> Task directions
Repeat, exactly and completely, the material that follows. Omit the pictures.

— start of Data segment —

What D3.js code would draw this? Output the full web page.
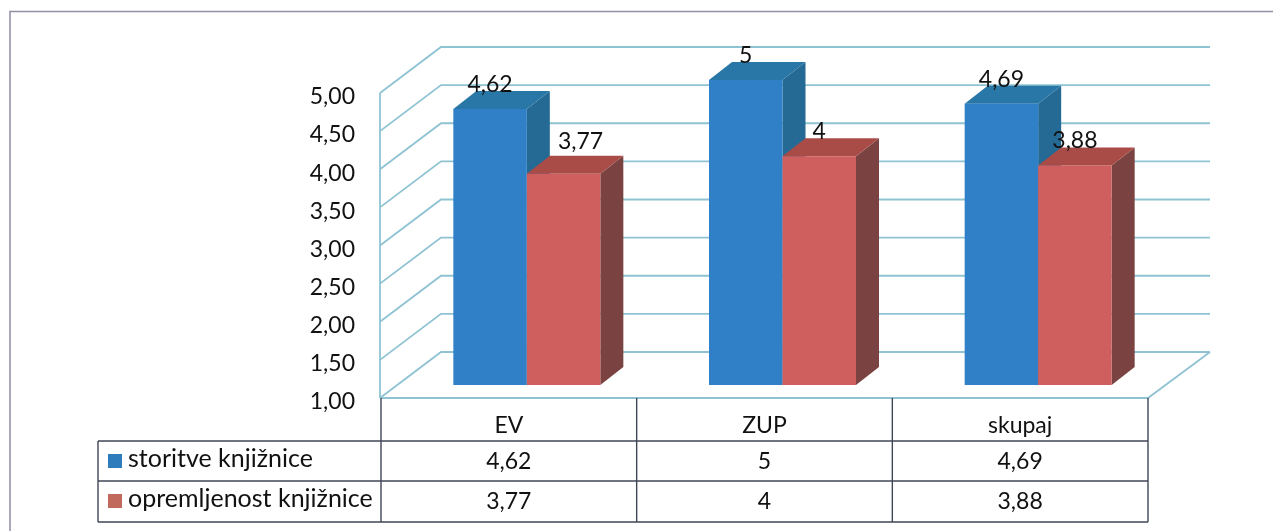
<!DOCTYPE html>
<html>
<head>
<meta charset="utf-8">
<script src="https://cdn.jsdelivr.net/npm/d3@7"></script>
<style>
  html, body { margin: 0; background: #fff; }
  text { font-family: Lato, "Open Sans", sans-serif; fill: #111; }
  svg { filter: blur(0.4px); }
</style>
</head>
<body>
<div id="output"></div>
<script>
const categories = ["EV", "ZUP", "skupaj"];
const seriesNames = ["storitve knjižnice", "opremljenost knjižnice"];
const storitve = [4.62, 5, 4.69];
const opremljenost = [3.77, 4, 3.88];
const storitveLabels = ["4,62", "5", "4,69"];
const opremljenostLabels = ["3,77", "4", "3,88"];
const yTicks = [1, 1.5, 2, 2.5, 3, 3.5, 4, 4.5, 5];

function PlotChart(parent_element = "output") {
  const width = 1273, height = 531;

  const svg = d3.select("#" + parent_element).append("svg")
    .attr("width", width)
    .attr("height", height)
    .style("display", "block");

  // Front plane of the plot, the walls sit behind it by (depthX, depthY)
  const left = 381, right = 1148, base = 398, top = 93;
  const depthX = 60, depthY = -46;

  const x = d3.scaleBand().domain(categories).range([left, right]);
  const y = d3.scaleLinear().domain([1, 5]).range([base, top]);
  const format = d3.format(".2f");

  // Outer frame
  svg.append("path")
    .attr("d", "M10,531V11.5H1273")
    .attr("fill", "none")
    .attr("stroke", "#8f8fa6")
    .attr("stroke-width", 1.5);

  // Gridlines: side wall, then back wall
  const grid = svg.append("g")
    .attr("fill", "none")
    .attr("stroke", "#8fc3d3")
    .attr("stroke-width", 1.8);

  grid.selectAll("path")
    .data(yTicks)
    .join("path")
    .attr("d", d => `M${left - 1},${y(d)}L${left + depthX},${y(d) + depthY}H${right + depthX + 2}`);

  // Wall edges and floor
  grid.append("path")
    .attr("d", `M${left - 1},${y(5)}V${base}`);
  grid.append("path")
    .attr("d", `M${left - 1},${base}H${right}L${right + depthX + 2},${base + depthY}`);

  // Bars, drawn with their own inset depth
  const barBase = 385;
  const barY = d3.scaleLinear().domain([1, 5]).range([barBase, barBase - (base - top)]);
  const barW = 73.5, barDX = 23, barDY = -18;

  const series = [
    {values: storitve, labels: storitveLabels, front: "#2f80c6", key: "#2f7cbd", topFace: "#2877a6", side: "#256a94", offset: 0},
    {values: opremljenost, labels: opremljenostLabels, front: "#cf5f5e", key: "#c0695c", topFace: "#a94c48", side: "#7a4341", offset: 1}
  ];

  series.forEach(s => {
    const bars = svg.append("g").selectAll("g")
      .data(categories)
      .join("g")
      .attr("transform", d => {
        const x0 = x(d) + x.bandwidth() / 2 - barW + s.offset * barW + 18;
        return `translate(${x0},0)`;
      });

    bars.append("path")
      .attr("fill", s.side)
      .attr("d", (d, i) => {
        const t = barY(s.values[i]);
        return `M${barW},${t}l${barDX},${barDY}V${barBase + barDY}l${-barDX},${-barDY}Z`;
      });
    bars.append("path")
      .attr("fill", s.topFace)
      .attr("d", (d, i) => {
        const t = barY(s.values[i]);
        return `M0,${t}l${barDX},${barDY}h${barW}l${-barDX},${-barDY}Z`;
      });
    bars.append("rect")
      .attr("fill", s.front)
      .attr("width", barW)
      .attr("y", (d, i) => barY(s.values[i]))
      .attr("height", (d, i) => barBase - barY(s.values[i]));

    // Value labels above the bar top, the EV red one is moved up and right in the original
    const moved = i => s.offset === 1 && i === 0;
    bars.append("text")
      .attr("x", (d, i) => barW / 2 + (moved(i) ? 17 : 0))
      .attr("y", (d, i) => barY(s.values[i]) - (moved(i) ? 25 : 17))
      .attr("text-anchor", "middle")
      .attr("font-size", 23)
      .text((d, i) => s.labels[i]);
  });

  // Y axis labels
  svg.append("g").selectAll("text")
    .data(yTicks)
    .join("text")
    .attr("x", 355)
    .attr("y", d => y(d) + 3)
    .attr("dy", "0.36em")
    .attr("text-anchor", "end")
    .attr("font-size", 23)
    .text(d => format(d).replace(".", ","));

  // Data table under the plot
  const rowY = [base, 441, 481, 522];
  const tableLeft = 98;
  const table = svg.append("g")
    .attr("stroke", "#3f4656")
    .attr("stroke-width", 1.4);

  table.selectAll("line.col")
    .data([left, left + x.bandwidth(), left + 2 * x.bandwidth(), right])
    .join("line")
    .attr("class", "col")
    .attr("x1", d => d).attr("x2", d => d)
    .attr("y1", base).attr("y2", rowY[3]);
  table.selectAll("line.row")
    .data(rowY.slice(1))
    .join("line")
    .attr("class", "row")
    .attr("x1", tableLeft).attr("x2", right)
    .attr("y1", d => d).attr("y2", d => d);
  table.append("line")
    .attr("x1", tableLeft).attr("x2", tableLeft)
    .attr("y1", rowY[1]).attr("y2", rowY[3]);

  const cellText = (rows, yPos) => svg.append("g").selectAll("text")
    .data(categories)
    .join("text")
    .attr("x", d => x(d) + x.bandwidth() / 2)
    .attr("y", yPos)
    .attr("text-anchor", "middle")
    .attr("font-size", 23)
    .text((d, i) => rows[i]);

  cellText(categories, 433);
  cellText(storitveLabels, 469);
  cellText(opremljenostLabels, 509);

  // Legend keys and names in the first table column
  const legend = svg.append("g").selectAll("g")
    .data(seriesNames)
    .join("g")
    .attr("transform", (d, i) => `translate(108,${[454, 494][i]})`);
  legend.append("rect")
    .attr("width", 14)
    .attr("height", 14)
    .attr("fill", (d, i) => series[i].key);
  legend.append("text")
    .attr("x", 20)
    .attr("y", 13)
    .attr("font-size", 25)
    .text(d => d);
}

document.addEventListener("DOMContentLoaded", () => {
  PlotChart();
});
</script>
</body>
</html>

— end of Data segment —

> Solution for this exercise
What D3.js code would draw this? Output the full web page.
<!DOCTYPE html>
<html>
<head>
<meta charset="utf-8">
<script src="https://cdn.jsdelivr.net/npm/d3@7"></script>
<style>
  html, body { margin: 0; background: #fff; }
  text { font-family: Lato, "Open Sans", sans-serif; fill: #111; }
  svg { filter: blur(0.4px); }
</style>
</head>
<body>
<div id="output"></div>
<script>
const categories = ["EV", "ZUP", "skupaj"];
const seriesNames = ["storitve knjižnice", "opremljenost knjižnice"];
const storitve = [4.62, 5, 4.69];
const opremljenost = [3.77, 4, 3.88];
const storitveLabels = ["4,62", "5", "4,69"];
const opremljenostLabels = ["3,77", "4", "3,88"];
const yTicks = [1, 1.5, 2, 2.5, 3, 3.5, 4, 4.5, 5];

function PlotChart(parent_element = "output") {
  const width = 1273, height = 531;

  const svg = d3.select("#" + parent_element).append("svg")
    .attr("width", width)
    .attr("height", height)
    .style("display", "block");

  // Front plane of the plot, the walls sit behind it by (depthX, depthY)
  const left = 381, right = 1148, base = 398, top = 93;
  const depthX = 60, depthY = -46;

  const x = d3.scaleBand().domain(categories).range([left, right]);
  const y = d3.scaleLinear().domain([1, 5]).range([base, top]);
  const format = d3.format(".2f");

  // Outer frame
  svg.append("path")
    .attr("d", "M10,531V11.5H1273")
    .attr("fill", "none")
    .attr("stroke", "#8f8fa6")
    .attr("stroke-width", 1.5);

  // Gridlines: side wall, then back wall
  const grid = svg.append("g")
    .attr("fill", "none")
    .attr("stroke", "#8fc3d3")
    .attr("stroke-width", 1.8);

  grid.selectAll("path")
    .data(yTicks)
    .join("path")
    .attr("d", d => `M${left - 1},${y(d)}L${left + depthX},${y(d) + depthY}H${right + depthX + 2}`);

  // Wall edges and floor
  grid.append("path")
    .attr("d", `M${left - 1},${y(5)}V${base}`);
  grid.append("path")
    .attr("d", `M${left - 1},${base}H${right}L${right + depthX + 2},${base + depthY}`);

  // Bars, drawn with their own inset depth
  const barBase = 385;
  const barY = d3.scaleLinear().domain([1, 5]).range([barBase, barBase - (base - top)]);
  const barW = 73.5, barDX = 23, barDY = -18;

  const series = [
    {values: storitve, labels: storitveLabels, front: "#2f80c6", key: "#2f7cbd", topFace: "#2877a6", side: "#256a94", offset: 0},
    {values: opremljenost, labels: opremljenostLabels, front: "#cf5f5e", key: "#c0695c", topFace: "#a94c48", side: "#7a4341", offset: 1}
  ];

  series.forEach(s => {
    const bars = svg.append("g").selectAll("g")
      .data(categories)
      .join("g")
      .attr("transform", d => {
        const x0 = x(d) + x.bandwidth() / 2 - barW + s.offset * barW + 18;
        return `translate(${x0},0)`;
      });

    bars.append("path")
      .attr("fill", s.side)
      .attr("d", (d, i) => {
        const t = barY(s.values[i]);
        return `M${barW},${t}l${barDX},${barDY}V${barBase + barDY}l${-barDX},${-barDY}Z`;
      });
    bars.append("path")
      .attr("fill", s.topFace)
      .attr("d", (d, i) => {
        const t = barY(s.values[i]);
        return `M0,${t}l${barDX},${barDY}h${barW}l${-barDX},${-barDY}Z`;
      });
    bars.append("rect")
      .attr("fill", s.front)
      .attr("width", barW)
      .attr("y", (d, i) => barY(s.values[i]))
      .attr("height", (d, i) => barBase - barY(s.values[i]));

    // Value labels above the bar top, the EV red one is moved up and right in the original
    const moved = i => s.offset === 1 && i === 0;
    bars.append("text")
      .attr("x", (d, i) => barW / 2 + (moved(i) ? 17 : 0))
      .attr("y", (d, i) => barY(s.values[i]) - (moved(i) ? 25 : 17))
      .attr("text-anchor", "middle")
      .attr("font-size", 23)
      .text((d, i) => s.labels[i]);
  });

  // Y axis labels
  svg.append("g").selectAll("text")
    .data(yTicks)
    .join("text")
    .attr("x", 355)
    .attr("y", d => y(d) + 3)
    .attr("dy", "0.36em")
    .attr("text-anchor", "end")
    .attr("font-size", 23)
    .text(d => format(d).replace(".", ","));

  // Data table under the plot
  const rowY = [base, 441, 481, 522];
  const tableLeft = 98;
  const table = svg.append("g")
    .attr("stroke", "#3f4656")
    .attr("stroke-width", 1.4);

  table.selectAll("line.col")
    .data([left, left + x.bandwidth(), left + 2 * x.bandwidth(), right])
    .join("line")
    .attr("class", "col")
    .attr("x1", d => d).attr("x2", d => d)
    .attr("y1", base).attr("y2", rowY[3]);
  table.selectAll("line.row")
    .data(rowY.slice(1))
    .join("line")
    .attr("class", "row")
    .attr("x1", tableLeft).attr("x2", right)
    .attr("y1", d => d).attr("y2", d => d);
  table.append("line")
    .attr("x1", tableLeft).attr("x2", tableLeft)
    .attr("y1", rowY[1]).attr("y2", rowY[3]);

  const cellText = (rows, yPos) => svg.append("g").selectAll("text")
    .data(categories)
    .join("text")
    .attr("x", d => x(d) + x.bandwidth() / 2)
    .attr("y", yPos)
    .attr("text-anchor", "middle")
    .attr("font-size", 23)
    .text((d, i) => rows[i]);

  cellText(categories, 433);
  cellText(storitveLabels, 469);
  cellText(opremljenostLabels, 509);

  // Legend keys and names in the first table column
  const legend = svg.append("g").selectAll("g")
    .data(seriesNames)
    .join("g")
    .attr("transform", (d, i) => `translate(108,${[454, 494][i]})`);
  legend.append("rect")
    .attr("width", 14)
    .attr("height", 14)
    .attr("fill", (d, i) => series[i].key);
  legend.append("text")
    .attr("x", 20)
    .attr("y", 13)
    .attr("font-size", 25)
    .text(d => d);
}

document.addEventListener("DOMContentLoaded", () => {
  PlotChart();
});
</script>
</body>
</html>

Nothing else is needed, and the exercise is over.